Years ago I sang in an excellent A Capella chorus whose director kept impressing on us that one of the most difficult things in choral music is to sing in unison, “with one voice.”  We were very good at that, but it took hours of practice.  In American politics it’s much harder and may never be achieved.  It’s part of the American culture.  The first CEO of General Motors was known to break up a meeting in frustration because everyone agreed on an important topic.  He treated consensus as a sign that not enough thought had been given to the subject.  It’s part of our history: Massachusetts even threatened to secede over the War of 1812.

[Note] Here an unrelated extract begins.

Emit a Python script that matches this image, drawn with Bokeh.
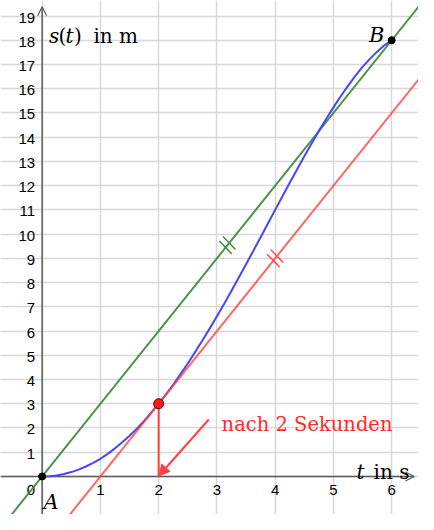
import numpy as np
from bokeh.plotting import figure
from bokeh.models import Range1d, FixedTicker, Arrow, OpenHead, NormalHead, Grid
from bokeh.core.properties import value
from bokeh.embed import file_html
from bokeh.resources import INLINE

# ---- data ----
t_vals = [0, 0.125, 0.25, 0.375, 0.5, 0.625, 0.75, 0.875, 1, 1.125, 1.25, 1.375, 1.5,
          1.625, 1.75, 1.875, 2, 2.125, 2.25, 2.375, 2.5, 2.625, 2.75, 2.875, 3,
          3.125, 3.25, 3.375, 3.5, 3.625, 3.75, 3.875, 4, 4.125, 4.25, 4.375, 4.5,
          4.625, 4.75, 4.875, 5, 5.125, 5.25, 5.375, 5.5, 5.625, 5.75, 5.875, 6]
s_vals = [0, 0.01, 0.04, 0.10, 0.18, 0.28, 0.41, 0.56, 0.73, 0.93, 1.16, 1.41, 1.68,
          1.97, 2.29, 2.64, 3.0, 3.39, 3.79, 4.22, 4.66, 5.13, 5.61, 6.10, 6.61,
          7.13, 7.66, 8.21, 8.76, 9.31, 9.87, 10.44, 11.0, 11.56, 12.12, 12.67, 13.21,
          13.74, 14.26, 14.75, 15.23, 15.69, 16.12, 16.53, 16.90, 17.23, 17.53, 17.79, 18.0]
point_A = [0, 0]
point_B = [6, 18]
tangent_point = [2, 3]
tangent_slope = 3
mark_green = [3.18, 9.54]
mark_red = [4.0, 9.0]
arrow_tail = [2.86, 2.35]
arrow_tip = [2.0, 0.02]
x_ticks = [1, 2, 3, 4, 5, 6]
y_ticks = list(range(1, 20))

X_MIN, X_MAX = -0.715, 6.46
Y_MIN, Y_MAX = -1.57, 19.64
W, H = 418, 514

BLUE = "#4646ff"
GREEN = "#3a873a"
RED = "#ff4040"
AXIS = "#5a5a5a"
SERIF = value("DejaVu Serif")
SANS = value("Liberation Sans")

p = figure(width=W, height=H, x_range=Range1d(X_MIN, X_MAX), y_range=Range1d(Y_MIN, Y_MAX),
           output_backend="svg", toolbar_location=None, min_border=0,
           x_axis_location=None, y_axis_location=None)
p.outline_line_color = None
p.background_fill_color = "white"
p.border_fill_color = "white"
for g in list(p.grid):
    g.visible = False
p.add_layout(Grid(dimension=0, ticker=FixedTicker(ticks=list(range(0, 7))),
                  grid_line_color="#d8d8d8", grid_line_width=1.5))
p.add_layout(Grid(dimension=1, ticker=FixedTicker(ticks=list(range(0, 20))),
                  grid_line_color="#d8d8d8", grid_line_width=1.5))

# axes with arrows
p.add_layout(Arrow(end=OpenHead(size=9, line_color=AXIS, line_width=1.2), x_start=X_MIN, y_start=0,
                   x_end=6.39, y_end=0, line_color=AXIS, line_width=1.5, level="underlay"))
p.add_layout(Arrow(end=OpenHead(size=9, line_color=AXIS, line_width=1.2), x_start=0, y_start=Y_MIN,
                   x_end=0, y_end=19.38, line_color=AXIS, line_width=1.5, level="underlay"))

# tick labels
p.text(x=x_ticks, y=[-0.36] * len(x_ticks), text=[str(v) for v in x_ticks], text_font=SANS,
       text_font_size="15px", text_align="center", text_baseline="top", text_color="black")
p.text(x=[-0.12], y=[-0.36], text=["0"], text_font=SANS, text_font_size="15px",
       text_align="right", text_baseline="top", text_color="black")
p.text(x=[-0.12] * len(y_ticks), y=y_ticks, text=[str(v) for v in y_ticks], text_font=SANS,
       text_font_size="15px", text_align="right", text_baseline="middle", y_offset=1.5,
       text_color="black")

# secant (green) through A and B
sec_slope = (point_B[1] - point_A[1]) / (point_B[0] - point_A[0])
p.line([X_MIN, X_MAX], [point_A[1] + sec_slope * (X_MIN - point_A[0]), point_A[1] + sec_slope * (X_MAX - point_A[0])],
       line_color=GREEN, line_width=2, line_alpha=0.9)
# curve
p.line(t_vals, s_vals, line_color=BLUE, line_width=2)
# tangent (red)
p.line([X_MIN, X_MAX], [tangent_point[1] + tangent_slope * (X_MIN - tangent_point[0]),
                        tangent_point[1] + tangent_slope * (X_MAX - tangent_point[0])],
       line_color=RED, line_width=2, line_alpha=0.8)
p.segment(x0=[tangent_point[0]], y0=[tangent_point[1]], x1=[tangent_point[0]], y1=[0],
          line_color=RED, line_width=2)

# parallel marks
sx = W / (X_MAX - X_MIN)
sy = H / (Y_MAX - Y_MIN)
def marks(c, slope, color):
    vx, vy = sx * 1.0, sy * slope
    n = np.hypot(vx, vy)
    ux, uy = vx / n, vy / n
    d = 2.9
    xs = [c[0] - d * ux / sx, c[0] + d * ux / sx]
    ys = [c[1] - d * uy / sy, c[1] + d * uy / sy]
    p.scatter(xs, ys, marker="dash", size=18, angle=-0.8, line_color=color, line_width=1.4)
marks(mark_green, sec_slope, GREEN)
marks(mark_red, tangent_slope, RED)

# arrow to t=2
p.add_layout(Arrow(end=NormalHead(size=11, fill_color=RED, line_color=RED, line_width=1),
                   x_start=arrow_tail[0], y_start=arrow_tail[1], x_end=arrow_tip[0], y_end=arrow_tip[1],
                   line_color=RED, line_width=2))

# points
p.scatter([point_A[0], point_B[0]], [point_A[1], point_B[1]], size=7, fill_color="black", line_color="black")
p.scatter([tangent_point[0]], [tangent_point[1]], size=10, fill_color="#ff1a1a", line_color="#550000", line_width=1)

# labels
p.text(x=[3.08], y=[2.16], text=["nach 2 Sekunden"], text_font=SERIF, text_font_size="19.5px",
       text_color="#ff2a2a", text_baseline="alphabetic")
p.text(x=[0.025], y=[-1.05], text=["A"], text_font=SERIF, text_font_style="italic",
       text_font_size="21px", text_baseline="alphabetic", text_color="black")
p.text(x=[5.61], y=[18.23], text=["B"], text_font=SERIF, text_font_style="italic",
       text_font_size="21px", text_baseline="alphabetic", text_color="black")

# s(t) in m
lx, ly = 0.107, 18.16
for txt, off, style in [("s", 0.5, "italic"), ("(", 10, "normal"), ("t", 17, "italic"),
                        (")", 25.5, "normal"), ("in m", 45, "normal")]:
    p.text(x=[lx], y=[ly], text=[txt], x_offset=off, text_font=SERIF, text_font_style=style,
           text_font_size="20px", text_baseline="alphabetic", text_color="black")
# t in s
tx, ty = 5.397, 0.19
for txt, off, style in [("t", 0, "italic"), ("in s", 17, "normal")]:
    p.text(x=[tx], y=[ty], text=[txt], x_offset=off, text_font=SERIF, text_font_style=style,
           text_font_size="20px", text_baseline="alphabetic", text_color="black")

open("out.html", "w").write(file_html(p, INLINE))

What makes it unduly hard these days is the perceived need of politicians of both parties for consistent disagreement with others. It reminds me of the teenager stage when constant disagreement with parents is an imperative.  But they grow out of that.  Emerson noted that ”a foolish consistency is the hobgoblin of little minds”, and I suppose the minds of some politicians are as little as any.  Politicians in our history had no such need.  Henry Clay was a notable hawk during the 1812 War but strongly opposed the Mexican War, as did Abraham Lincoln, who later led us into the Civil War.  And their eloquence did not require shouting.
This of course is just wishing on my part.  As noted, cacophony is part of the American makeup.  Speaking nonsense is one way we exercise our freedom of speech, and we could not endure it if it were gone.  But sometimes it is important that others not part of our culture understand what we are saying, and that is a responsibility that should be understood and accepted by all public voices.  What turned the opposing voices of our past into an American harmony was realistic principle which agreed or disagreed as necessary, without regard to positions taken by the other political party.  It’s been said that part of the current crisis is that Putin does not really understand America, and our political voices are not helping.

It used to be that in an international crisis, domestic political voices quieted down and left the talking to the President.  Talking stopped at the shore line.  It’s not that way anymore, but I can wish that some of our political voices old enough to remember that era would think to bring it back.